Projects
Research Projects
Enhancing Medical Skill Training Through Computer Simulation and Automated Evaluation [NIH R01 Project]
Neonatal endotracheal intubation (ETI) is a time-sensitive resuscitation procedure essential that requires tremendous practice of trainees before clinical exposure. However, current manikin-based training regimen is ineffective in providing satisfactory real-time procedural guidance for accurate assessment due to the lack of see-through visualization within the manikin. The training efficiency is further reduced by the limited availability of expert instructors, which inevitably results in a long learning curve for trainees.
Intelligent Augmented Reality Solution (AI + AR)
The intelligent augmented reality training framework is a new training paradigm which integrates AR visualization with an interpretable machine learning model to address the critical issues in the current training regimen. It has the potential to improve the training efficiency as well as facilitate the development of automated medical skill training.

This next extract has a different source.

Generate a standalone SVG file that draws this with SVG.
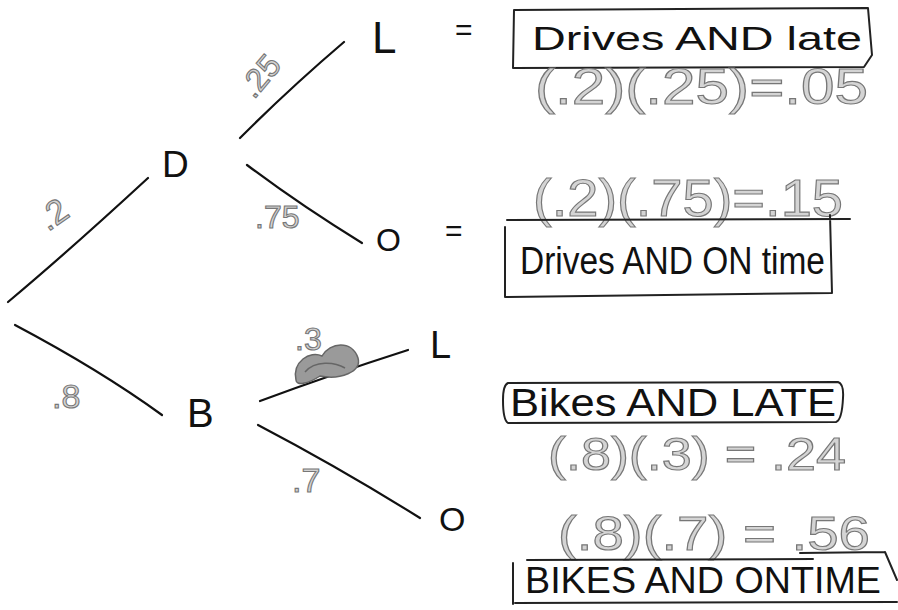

The hardware includes manikin-based task trainer, a HoloLens and electromagnetic motion sensors. The distributed framework is comprised of calibration module, communication module, assessment module, and visualization module The motion tracking module captures the motion of instruments. AR visualization offers superimposed see-through visualization after system calibration. The server-client framework remotely connects AR headsets and the server computer, which has the potential to support multiple AR devices simultaneously for varying educational scenarios.
The intelligent AR training framework used an attention-based dilated CNN for real-time performance evaluation and localization of motion regions that need more practice. Experimental results show that the attention mechanism can better identify more discriminative motion patterns during the inference.
Virtual Reality Solution
The virtual reality intubation training framework offers immersive training experiences with real-time physics-based simulation. The user can interact with simulation by manipulating the haptic device (for laryngoscope) and an electromagnetic motion sensor (for endotracheal tube). All aspects of performance parameters can be captured and visualized during the procedure.

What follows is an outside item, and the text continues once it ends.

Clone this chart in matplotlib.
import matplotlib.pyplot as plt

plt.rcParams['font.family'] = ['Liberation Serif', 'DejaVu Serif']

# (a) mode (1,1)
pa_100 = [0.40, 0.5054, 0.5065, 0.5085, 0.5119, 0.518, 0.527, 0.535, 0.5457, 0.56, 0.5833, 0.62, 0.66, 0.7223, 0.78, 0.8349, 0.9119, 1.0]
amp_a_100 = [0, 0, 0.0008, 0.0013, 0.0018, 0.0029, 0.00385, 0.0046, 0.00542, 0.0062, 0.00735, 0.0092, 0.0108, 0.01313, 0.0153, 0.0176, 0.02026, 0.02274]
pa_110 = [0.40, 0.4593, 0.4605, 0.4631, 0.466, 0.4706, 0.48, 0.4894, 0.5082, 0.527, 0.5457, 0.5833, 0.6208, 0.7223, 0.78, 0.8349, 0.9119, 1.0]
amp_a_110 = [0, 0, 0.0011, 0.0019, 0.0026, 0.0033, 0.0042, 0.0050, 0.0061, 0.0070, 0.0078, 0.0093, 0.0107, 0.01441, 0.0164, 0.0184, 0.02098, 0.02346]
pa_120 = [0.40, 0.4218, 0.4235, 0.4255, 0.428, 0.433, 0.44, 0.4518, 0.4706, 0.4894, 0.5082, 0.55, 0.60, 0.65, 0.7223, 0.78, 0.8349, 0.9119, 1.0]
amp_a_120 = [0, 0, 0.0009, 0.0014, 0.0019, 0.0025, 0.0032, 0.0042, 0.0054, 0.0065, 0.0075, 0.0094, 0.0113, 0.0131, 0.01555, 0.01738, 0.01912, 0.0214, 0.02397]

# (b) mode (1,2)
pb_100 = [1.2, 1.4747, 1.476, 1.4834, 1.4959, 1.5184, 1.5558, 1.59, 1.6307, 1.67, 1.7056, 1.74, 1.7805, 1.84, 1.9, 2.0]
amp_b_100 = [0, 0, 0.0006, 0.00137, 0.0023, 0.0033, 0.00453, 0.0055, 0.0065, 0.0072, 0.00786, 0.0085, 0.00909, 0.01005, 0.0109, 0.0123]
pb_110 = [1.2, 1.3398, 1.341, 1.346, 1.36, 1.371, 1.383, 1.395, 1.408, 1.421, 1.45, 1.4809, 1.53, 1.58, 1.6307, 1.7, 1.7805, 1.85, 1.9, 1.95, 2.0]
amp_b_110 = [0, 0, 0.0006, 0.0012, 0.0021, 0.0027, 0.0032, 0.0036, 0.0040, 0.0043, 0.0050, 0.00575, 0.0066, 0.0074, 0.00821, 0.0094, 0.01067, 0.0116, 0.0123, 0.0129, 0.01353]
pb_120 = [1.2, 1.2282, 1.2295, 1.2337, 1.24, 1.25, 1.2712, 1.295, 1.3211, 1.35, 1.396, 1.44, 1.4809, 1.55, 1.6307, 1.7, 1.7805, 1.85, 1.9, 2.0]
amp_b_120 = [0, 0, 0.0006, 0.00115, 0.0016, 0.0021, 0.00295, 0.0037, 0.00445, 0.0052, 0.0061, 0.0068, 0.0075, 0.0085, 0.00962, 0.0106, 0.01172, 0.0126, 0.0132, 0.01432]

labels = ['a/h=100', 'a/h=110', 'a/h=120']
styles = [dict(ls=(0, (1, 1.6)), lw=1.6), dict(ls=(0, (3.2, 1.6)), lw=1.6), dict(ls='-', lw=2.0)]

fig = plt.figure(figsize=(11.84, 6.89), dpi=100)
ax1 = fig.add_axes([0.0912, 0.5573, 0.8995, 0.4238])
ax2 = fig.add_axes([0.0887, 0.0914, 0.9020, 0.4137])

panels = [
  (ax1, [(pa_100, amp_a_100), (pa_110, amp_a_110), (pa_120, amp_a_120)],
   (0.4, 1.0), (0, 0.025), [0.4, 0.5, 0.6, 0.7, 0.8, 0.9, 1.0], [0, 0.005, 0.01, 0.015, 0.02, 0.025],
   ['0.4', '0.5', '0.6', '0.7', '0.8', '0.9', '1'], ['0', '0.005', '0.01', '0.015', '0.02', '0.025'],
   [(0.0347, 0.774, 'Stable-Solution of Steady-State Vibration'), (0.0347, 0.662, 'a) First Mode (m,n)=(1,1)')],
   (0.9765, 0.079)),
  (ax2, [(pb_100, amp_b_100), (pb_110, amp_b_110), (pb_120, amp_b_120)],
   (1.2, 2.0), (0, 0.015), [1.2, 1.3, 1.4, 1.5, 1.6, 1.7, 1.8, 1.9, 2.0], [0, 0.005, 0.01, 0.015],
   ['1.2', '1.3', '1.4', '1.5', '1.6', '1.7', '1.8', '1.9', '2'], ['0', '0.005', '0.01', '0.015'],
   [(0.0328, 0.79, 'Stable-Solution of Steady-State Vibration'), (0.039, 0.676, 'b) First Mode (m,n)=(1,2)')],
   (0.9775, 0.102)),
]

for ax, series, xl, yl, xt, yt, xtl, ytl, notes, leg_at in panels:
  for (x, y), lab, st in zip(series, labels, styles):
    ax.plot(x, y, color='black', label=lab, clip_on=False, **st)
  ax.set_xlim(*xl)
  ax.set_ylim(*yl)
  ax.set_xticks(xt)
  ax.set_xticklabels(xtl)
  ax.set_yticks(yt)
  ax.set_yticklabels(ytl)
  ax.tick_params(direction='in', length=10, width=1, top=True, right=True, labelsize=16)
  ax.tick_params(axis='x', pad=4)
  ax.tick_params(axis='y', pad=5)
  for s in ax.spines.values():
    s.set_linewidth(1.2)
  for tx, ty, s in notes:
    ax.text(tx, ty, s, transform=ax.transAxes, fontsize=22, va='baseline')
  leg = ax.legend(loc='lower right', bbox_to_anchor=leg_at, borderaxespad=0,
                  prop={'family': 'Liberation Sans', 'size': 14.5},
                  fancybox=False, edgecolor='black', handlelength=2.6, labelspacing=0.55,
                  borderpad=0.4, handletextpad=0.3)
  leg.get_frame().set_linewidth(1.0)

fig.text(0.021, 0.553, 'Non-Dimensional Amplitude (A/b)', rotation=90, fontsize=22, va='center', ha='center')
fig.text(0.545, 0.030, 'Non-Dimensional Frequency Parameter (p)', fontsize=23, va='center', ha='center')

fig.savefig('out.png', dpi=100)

The simulation framework consists of a main simulation module, an object representation module (object class) and an I/O device module (sensor class). The main simulation module contains the simulation functions and processes the dynamics of objects (deformable or rigid-body dynamics) and their communication with each other. Each object is decomposed into various representations where each representation is more suited toward a particular task - modeling, collision detection and visualization. These representations are linked together so they can be updated coherently. In this way, objects in the PBD layer are able to communicate with objects in the rigid-body dynamics layer.
Accurate 3D Human Body Reconstruction System for Medical Purpose [Part of NIH R21 Project]
In the last decade, 3D modeling industry enjoyed booming development in both hardware and software. However, there is no easy access for public to high-level medical grade scan system to scan themselves and get feedback with their health data, because systems designed for medical institutions are typically expensive, immobile and require trained professionals to operate.
We present a cost-efficient easy to use 3D human body scan system for medical applications using entertainment level depth sensors which provide reconstruction result with high degree of accuracy and reliability.
The reconstruction pipeline includes the following steps: (a) Mesh preprocessing generates high-resolution scan meshes from captured depth and color images. (b) Skeleton inference detects skeletal joint positions by multi-modality registration. (c-f) Registration aligns 3D body surfaces using non-rigid registration that consists of the following sub-steps: 1, we initially align partial meshes with rigid ICP with joint-based segmentation. 2, we deform partial scan meshes with regularization, including the articulated motion constraint and the global loop closure constraint. 3, the global nonrigid registration stitches the meshes to generate a watertight surface. 4, high-frequency details and texture are mapped to the watertight surface.
RGB-D Based Motion Capture System [NSF MRI Project]
The proposed instrument is high-resolution both spatially and temporally, enabling spatial scanning at centimeter accuracies over large volumes, to millimeter accuracies over focused regions. In the temporal domain, the instrument is capable of real-time operation at 30 Hz; for sensors that operate at higher frequencies, the system still fuses data to produce a time-evolution of dense 3D model shape and appearance.
The heterogeneous motion capture system includes 26 Vicon XM cameras, Velodyne LIDAR Sensor and 16 Microsoft Kinects V2. All sensor devices are registered to Vicon capture space, the global space.
To produce rea-time captured immersive experiences, I developed VR integration module with OpenVR and OpenCV.
The virtual content can be rendered in real-time, offering interactions with VR system. In addition, the system also delivers real-time immersive rendering from different camera views.
For articulated motion capture, the human skeleton can be either explicitly defined by attached markers or implicitly defined by volumetric embedded deformation graph.
The non-rigid templated-based motion tracking pipeline analyzes the deformation in the local coordinates of neighboring nodes and use this differential representation to formulate the regularization term for the deformation field in the proposed non-rigid registration. The large deformation caused by fast movements can be addressed by the proposed geodesic-based correspondence estimation and region-based surface matching algorithms.